Achlya bisexualis

Scientific classification
- Domain: Eukaryota
- Clade: Sar
- Clade: Stramenopiles
- Division: Oomycota
- Class: Saprolegniomycetes
- Order: Saprolegniales
- Family: Saprolegniaceae
- Genus: Achlya
- Species: A. bisexualis
- Binomial name: Achlya bisexualis Coker & Couch (1927)

= Achlya bisexualis =

- Genus: Achlya
- Species: bisexualis
- Authority: Coker & Couch (1927)

Species of single-celled organism

Achlya bisexualis is a species of water mold. It is described as being close to Achlya flagellata, differing by it striking heterothallism and less elongated gemmae.

In 1936, it was discovered that the species contains a number of hermaphrodite females, which behave as true females in the presence of strong males.

Some of the protein of Achlya bisexualis have been sequenced, such as Actin, Cytochrome c oxidase subunit 1 & 2, Pyruvate kinase etc.

== Geography distribution ==
Achlya bisexualis can be found in fresh water of many place, such as Europe, North America, Korea, South Africa, India etc.

== Reproduction ==
Achlya bisexualis as other Achlya has asexual reproduction and sexual reproduction.

One kind of asexual reproduction is vegetative reproduction. Vegetative reproduction can be process when it is fragmented. Or when the environment condition is unfavor to Achlya bisexualis it will create gammae and be cut off by hyphae.

Another way of asexual reproduction is sporulation. During sporulation, the hyphal tip which will become sporangium will slightly inflate. The nuclei and cytosol will flow into the tip. There will be a cross wall to separate sporangium and other parts, then a gray central vacuole occurs in sporangium. The sporangium will start cleavage and then become homogeneous and uninuclear. Then primary zoospores formed and come out from the tip. These primary zoospores will germinate and release secondary zoospores, secondary zoospores will germinate and release tertiary zoospores, finally tertiary zoospores will grow to new mycelium.

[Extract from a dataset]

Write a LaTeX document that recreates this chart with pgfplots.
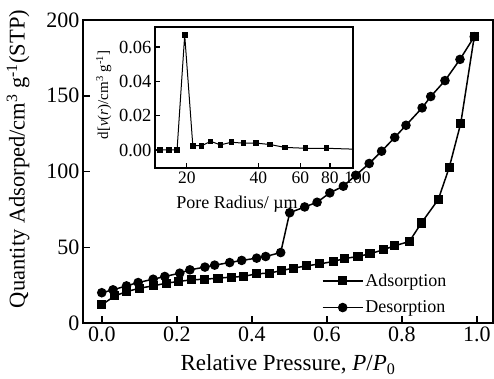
\documentclass[border=0pt]{standalone}
\usepackage{fontspec}
\setmainfont{Liberation Serif}
\usepackage{pgfplots}
\pgfplotsset{compat=1.18}
\usetikzlibrary{plotmarks}

\pgfplotstableread{
x y
0.0 12
0.035 17.9
0.066 20.7
0.101 23
0.137 24.5
0.172 26.3
0.204 27.4
0.239 28.5
0.275 28.9
0.31 29.6
0.346 30.3
0.377 30.7
0.413 32.5
0.446 32.9
0.479 34.6
0.51 36.2
0.546 37.7
0.581 39
0.617 40.6
0.648 42.6
0.683 43.9
0.715 45.7
0.75 48.3
0.781 51
0.82 53.8
0.852 66
0.897 81.5
0.926 102.4
0.957 131.8
0.993 189
}\adsorption

\pgfplotstableread{
x y
0.993 189
0.955 174
0.915 160
0.877 149.5
0.854 142
0.811 130.5
0.781 122.5
0.746 113.4
0.713 105.3
0.677 97.5
0.644 90.3
0.608 85.9
0.574 79.7
0.541 76.6
0.501 72.8
0.477 46.5
0.437 43.9
0.413 42.8
0.373 41.3
0.341 39.9
0.301 38.2
0.275 36.9
0.235 35.1
0.208 32.9
0.168 30.7
0.137 28.9
0.097 26.7
0.066 24.5
0.03 21.9
0.0 20
}\desorption

\pgfplotstableread{
x y
15.4 0.0
16.8 0.0
18.2 0.0
19.6 0.067
21.2 0.0025
23.1 0.0025
25.2 0.005
27.7 0.003
30.8 0.0045
34.6 0.004
39.1 0.004
44.8 0.0032
51.7 0.0015
63.2 0.001
77.3 0.001
}\pore

\begin{document}
\begin{tikzpicture}
\path[use as bounding box] (-83pt,-55pt) rectangle (411pt,323pt);
\begin{axis}[
  at={(0pt,0pt)}, anchor=south west,
  scale only axis, width=410pt, height=303pt,
  xmin=-0.05, xmax=1.043, ymin=0, ymax=200,
  xtick={0,0.2,0.4,0.6,0.8,1.0}, ytick={0,50,100,150,200},
  ticklabel style={font=\fontsize{22}{26}\selectfont},
  xticklabel style={/pgf/number format/.cd, fixed, fixed zerofill, precision=1},
  /pgf/number format/assume math mode=true,
  tick align=inside, xtick pos=bottom, ytick pos=left,
  major tick length=7pt,
  axis line style={line width=1.8pt},
  every tick/.style={line width=1.5pt, black},
  xlabel style={font=\fontsize{23}{28}\selectfont, at={(axis description cs:0.5,-0.157)}, anchor=base},
  ylabel style={font=\fontsize{22.5}{27}\selectfont, at={(axis description cs:-0.122,0.541)}, anchor=south},
  xlabel={Relative Pressure, \textit{P}/\textit{P}\textsubscript{0}},
  ylabel={Quantity Adsorped/cm\textsuperscript{3} g\textsuperscript{-1}(STP)},
  legend style={at={(0.575,0.015)}, anchor=south west, draw=none, fill=none,
    font=\fontsize{18}{21}\selectfont, row sep=9pt},
  legend cell align=left,
  legend image code/.code={\draw[mark repeat=2,mark phase=2,#1] plot coordinates {(0pt,0pt)(20pt,0pt)(40pt,0pt)};},
]
\addplot[black, line width=1.5pt, mark=square*, mark size=3.8pt] table[x=x,y=y] {\adsorption};
\addlegendentry{Adsorption}
\addplot[black, line width=1.5pt, mark=*, mark size=4pt] table[x=x,y=y] {\desorption};
\addlegendentry{Desorption}
\end{axis}

\begin{axis}[
  at={(72pt,155pt)}, anchor=south west,
  scale only axis, width=198pt, height=141pt,
  axis background/.style={fill=white},
  xmode=log, xmin=14.7, xmax=100, ymin=-0.0105, ymax=0.0717,
  xtick={20,40,60,80,100}, xticklabels={20,40,60,80,\hspace{9pt}100},
  minor xtick={},
  ytick={0,0.02,0.04,0.06},
  yticklabel style={font=\fontsize{18.5}{22}\selectfont, /pgf/number format/.cd, fixed, fixed zerofill, precision=2},
  xticklabel style={font=\fontsize{17.5}{21}\selectfont},
  scaled y ticks=false,
  /pgf/number format/assume math mode=true,
  tick align=inside, xtick pos=bottom, ytick pos=left,
  major tick length=5pt,
  axis line style={line width=1.3pt},
  every tick/.style={line width=1.2pt, black},
  xlabel style={font=\fontsize{18}{21}\selectfont, at={(axis description cs:0.414,-0.284)}, anchor=base},
  ylabel style={font=\fontsize{15}{18}\selectfont, at={(axis description cs:-0.202,0.518)}, anchor=south},
  xlabel={Pore Radius/ µm},
  ylabel={d[\textit{v}(\textit{r})/cm\textsuperscript{3} g\textsuperscript{-1}]},
]
\addplot[black, line width=1pt, mark=square*, mark size=2.3pt] table[x=x,y=y] {\pore};
\addplot[black, line width=1pt, forget plot] coordinates {(77.3,0.001) (100,0.0005)};
\end{axis}
\end{tikzpicture}
\end{document}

Achlya bisexualis is heterothallic its sex organ antheridia and oogonia will develop on different somatic hyphae. During the sexual reproduction, the female Achlya bisexualis will release Antheridial (hormone A) to let male Achlya bisexualis grow antheridial initials. Second, the male Achlya bisexualis will release hormone B to let female Achlya bisexualis form oogonial initials. Third, oogonial initials will release hormone C to let antheridial initials grow towards the oogonial initials. When the antheridia contact with the oogonial initials, it will release hormone D to let the oogonial initials form oogonia and the eggs will start differentiation. Antheridia will give one male nucleus to each eggs in oosphere then become diploid oospore. These oospore will release when the oogonial wall be degraded. These oospores will grow zoosporangium, then it will go meiosis to create zoospores. Zoospores will grow to new mycelium.

== Saprolegniasis ==
Achlya bisexualis also can cause saprolegniasis to fishes as other water molds. It can grow at any part of skin, gill etc. but mostly at head. It will cause damage to fish skin. There are some chemical treatments for saprolegniasis, such as Malachite Green, Formalin and Copper sulphate.